La Maison é um romance que não apenas dispensa estereótipos ligados à prostituição, mas os desafia, apresentando de forma multifacetada quem escolhe essa profissão – no caso de Emma e de outras, não por estrita necessidade, mas por vontade. A partir de uma perspectiva inusitada, e por vezes apaixonada, adentramos as portas daquele bordel berlinense e conhecemos a história das mulheres que trabalharam ali.


“Não consigo reler meus livros sem perceber que sempre escrevi sobre mulheres. Sobre o fato de ser mulher e sobre como isso assume milhares de formas. E esta sem dúvida será a obra de minha vida: matar-me querendo descrever esse fenômeno e aceitar a impressão de ter, em algumas centenas de páginas, avançado meio centímetro. E me esforçar para ficar satisfeita com esse meio centímetro, como se fosse uma grande descoberta. Escrever sobre as putas, que são uma caricatura das mulheres, a nudez esquemática desse estado, ser uma mulher e nada além disso, ser paga por isso, é como examinar meu sexo em um microscópio. E sinto a mesma fascinação que um técnico de laboratório ao observar as células essenciais a toda forma de vida se multiplicarem entre duas lâminas de vidro.” – Emma Becker)



RESENHA


Emma Becker optou por passar dois anos como prostituta em bordéis de Berlim - este livro é fruto de seu relato e experiências. A obra causou um alvoroço em seu lançamento na França, onde a profissão é regulamentada, mas persistente na inflexibilidade. A autora não enxerga, a contrapartida, as profissionais como sendo vítimas e seus clientes como agressores - embora em algumas partes ela narre alguns episódios de tortura psicológica e agressões, o que a fez mudar de um ambiente para outro.


E aqui está a dinâmica do ataque: Becker aponta para as mulheres que escolhem a prostituição, que até gostam dela, e a questão se isso é possível (muito menos aceito sobre isso), ainda é controversa não só na sociedade, mas também entre as mulheres. Becker agora se concentra em mulheres que tomam essa decisão mesmo que pudessem fazer outra coisa se quisessem, ou que consideram outro trabalho seu trabalho principal e apenas querem ganhar mais dinheiro. A exposição da autora sobre os vagos traz a tona uma série de questionamentos, mas abandona muitas outras. A narrativa da autora parece-se bastante com um estudo social, algo como um experimento para sentir na pele o ocorrido, mas se distancia da realidade experimentada pelos veículos de comunicação que expõe mortes dentro do meio, tráfico de humanos, espancamentos e ausência de fiscalização neste meio de trabalho, ainda que legal em diversos países, no Brasil ainda enfrenta resistência, um projeto de lei do deputado Jean Willys propôs a legalização da profissão, das casas de prostituição e da fiscalização, afim de diminuir a taxa de incidentes na profissão, bem como mortes,  ainda assim, a profissão foi regulamentada pelo Ministério do Trabalho, em 2022, mas ainda é vista com maus olhos e estigma pela sociedade, e algumas feministas. Porém, não sei se de fato foi proposital a linha tomada pela autora ao analisar apenas a vida de mulheres com status e a busca por desejos [ao que parece].

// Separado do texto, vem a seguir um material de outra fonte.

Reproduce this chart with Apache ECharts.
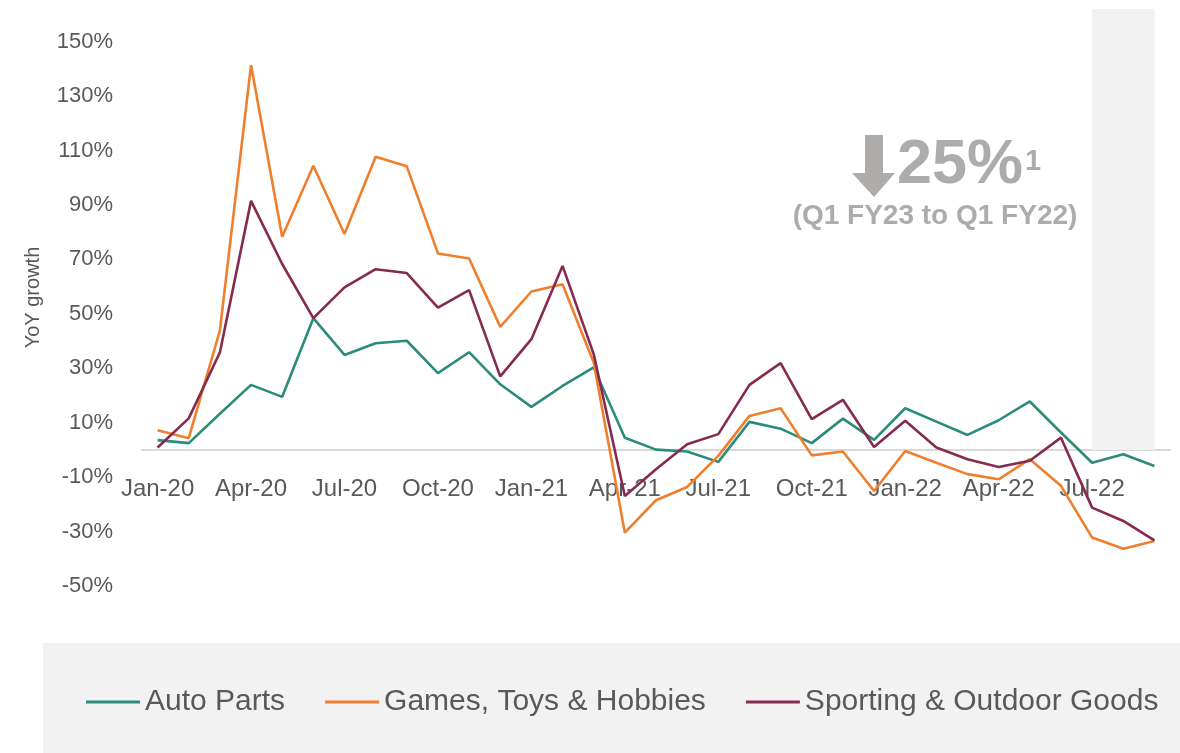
<!DOCTYPE html>
<html lang="en">
<head>
<meta charset="UTF-8">
<title>YoY growth</title>
<script src="https://cdn.jsdelivr.net/npm/echarts@6/dist/echarts.min.js"></script>
<style>
  html, body { margin: 0; padding: 0; background: #fff; }
  #chart { width: 1180px; height: 753px; }
</style>
</head>
<body>
<div id="chart"></div>
<script>
// months Jan-20 .. Sep-22
var months = ['Jan-20','Feb-20','Mar-20','Apr-20','May-20','Jun-20','Jul-20','Aug-20','Sep-20','Oct-20','Nov-20','Dec-20',
              'Jan-21','Feb-21','Mar-21','Apr-21','May-21','Jun-21','Jul-21','Aug-21','Sep-21','Oct-21','Nov-21','Dec-21',
              'Jan-22','Feb-22','Mar-22','Apr-22','May-22','Jun-22','Jul-22','Aug-22','Sep-22'];

// YoY growth, %
var autoParts = [3.6, 2.5, 13.3, 23.9, 19.5, 48.4, 34.9, 39.2, 40.1, 28.2, 35.9, 24.1,
                 15.8, 23.5, 30.3, 4.5, 0.1, -0.6, -4.4, 10.3, 7.8, 2.5, 11.5, 3.7,
                 15.3, 10.4, 5.5, 10.9, 17.8, 6.4, -4.7, -1.6, -5.9];
var gamesToys = [7.2, 4.3, 43.8, 141.4, 78.3, 104.4, 79.3, 107.7, 104.2, 72.2, 70.3, 45.2,
                 58.2, 60.9, 32.1, -30.4, -18.5, -13.6, -2.2, 12.5, 15.3, -2.0, -0.6, -15.1,
                 -0.4, -4.7, -8.9, -10.8, -3.4, -13.2, -32.2, -36.3, -33.5];
var sporting  = [0.9, 11.6, 35.8, 91.5, 68.3, 48.4, 59.7, 66.4, 65.0, 52.3, 58.7, 27.0,
                 40.7, 67.6, 35.2, -16.9, -7.1, 2.1, 5.8, 23.9, 31.9, 11.3, 18.4, 1.1,
                 10.7, 0.9, -3.4, -6.3, -4.0, 4.5, -21.2, -26.1, -33.2];

var seriesNames = ['Auto Parts', 'Games, Toys & Hobbies', 'Sporting & Outdoor Goods'];
var colors = ['#2b8c7b', '#ef7f2d', '#852a50'];

// shaded latest quarter
var shadeFrom = 'Jul-22', shadeTo = 'Sep-22';

var font = '"Liberation Sans", Arial, sans-serif';
var textGrey = '#595959';
var noteGrey = '#aeabab';
var yMin = -50, yMax = 162;

var chart = echarts.init(document.getElementById('chart'));

function lineSeries(name, data, color, extra) {
  var s = {
    name: name,
    type: 'line',
    data: data,
    symbol: 'none',
    lineStyle: { color: color, width: 2.6 },
    itemStyle: { color: color },
    z: 3
  };
  if (extra) { for (var k in extra) s[k] = extra[k]; }
  return s;
}

var option = {
  animation: false,
  textStyle: { fontFamily: font },
  grid: { left: 142, right: 10, top: 9, bottom: 167 },
  legend: {
    data: seriesNames,
    left: 86,
    top: 687,
    padding: 0,
    icon: 'rect',
    itemWidth: 54,
    itemHeight: 3,
    itemGap: 40,
    textStyle: { fontSize: 30, color: textGrey, fontFamily: font }
  },
  xAxis: {
    type: 'category',
    data: months,
    boundaryGap: true,
    axisLine: { onZero: true, lineStyle: { color: '#d9d9d9', width: 2 } },
    axisTick: { show: false },
    // labels sit just under the zero line
    axisLabel: { interval: 2, fontSize: 24, color: textGrey, margin: -109 },
    splitLine: { show: false }
  },
  yAxis: {
    type: 'value',
    min: yMin,
    max: yMax,
    interval: 10,
    name: 'YoY growth',
    nameLocation: 'middle',
    nameGap: 99,
    nameTextStyle: { fontSize: 20, color: textGrey },
    axisLine: { show: false },
    axisTick: { show: false },
    splitLine: { show: false },
    axisLabel: {
      fontSize: 22,
      color: textGrey,
      margin: 29,
      formatter: function (v) {
        if (v > 150) return '';
        return (Math.round(v / 10) % 2 !== 0) ? v + '%' : '';
      }
    }
  },
  graphic: [
    { type: 'rect', left: 43, top: 643, shape: { width: 1137, height: 110 }, style: { fill: '#f2f2f2' }, z: -10 },
    { type: 'polygon', shape: { points: [[865, 135], [883, 135], [883, 173], [895, 173], [874, 197], [852, 173], [865, 173]] },
      style: { fill: noteGrey } },
    { type: 'text', x: 897, y: 166, style: { text: '25%', font: 'bold 63px ' + font, fill: noteGrey, textVerticalAlign: 'middle' } },
    { type: 'text', x: 1025, y: 162, style: { text: '1', font: 'bold 29px ' + font, fill: noteGrey, textVerticalAlign: 'middle' } },
    { type: 'text', x: 935, y: 216, style: { text: '(Q1 FY23 to Q1 FY22)', font: 'bold 28px ' + font, fill: noteGrey, textAlign: 'center', textVerticalAlign: 'middle' } }
  ],
  series: [
    lineSeries(seriesNames[0], autoParts, colors[0], {
      markArea: {
        silent: true,
        itemStyle: { color: '#f2f2f2' },
        data: [[{ xAxis: shadeFrom, yAxis: 0 }, { xAxis: shadeTo, yAxis: yMax }]],
        z: 1
      }
    }),
    lineSeries(seriesNames[1], gamesToys, colors[1]),
    lineSeries(seriesNames[2], sporting, colors[2])
  ]
};

chart.setOption(option);
</script>
</body>
</html>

E as mulheres que representam são diversas em origem, status familiar, idade, cor, etnia - e o que oferecem a seus clientes. Ela descreve suas personalidades, status de casa, clientes, atividade sexual [conteúdo informativo]. Muitas vezes se assemelha a um estudo social, examinando as percepções e expectativas da sociedade, bem como o que Becker vê como a realidade do trabalho dentro do contexto específico da La Maison.


A autora experimenta na pele o abandono, o tédio, as preocupações e as rotinas que se delineiam em altos e baixos, ela demora à se sentir motivada com suas anotações, tudo parece clichê e previsível, mas logo ela adquire uma nova identidade e mergulha-se profundamente na rotina e nos relatos de sua observância, a obra é, se não, um emaranhado e anotações de sua experiência como prostituta e sua visão estereotipada das mulheres no meio. 


A obra tem muitas facetas, e pode causar reações diversas em leitores distintos, como a negação dos relatos, o absurdo descrito e experienciado, o preconceito do leitor com o tema ou a busca por uma temática não explorada pela autora, porém, devemos nos atentar à primazia de excelência ao qual a autora se submeteu neste relato-experiência.


Um livro bastante perturbador e interessante.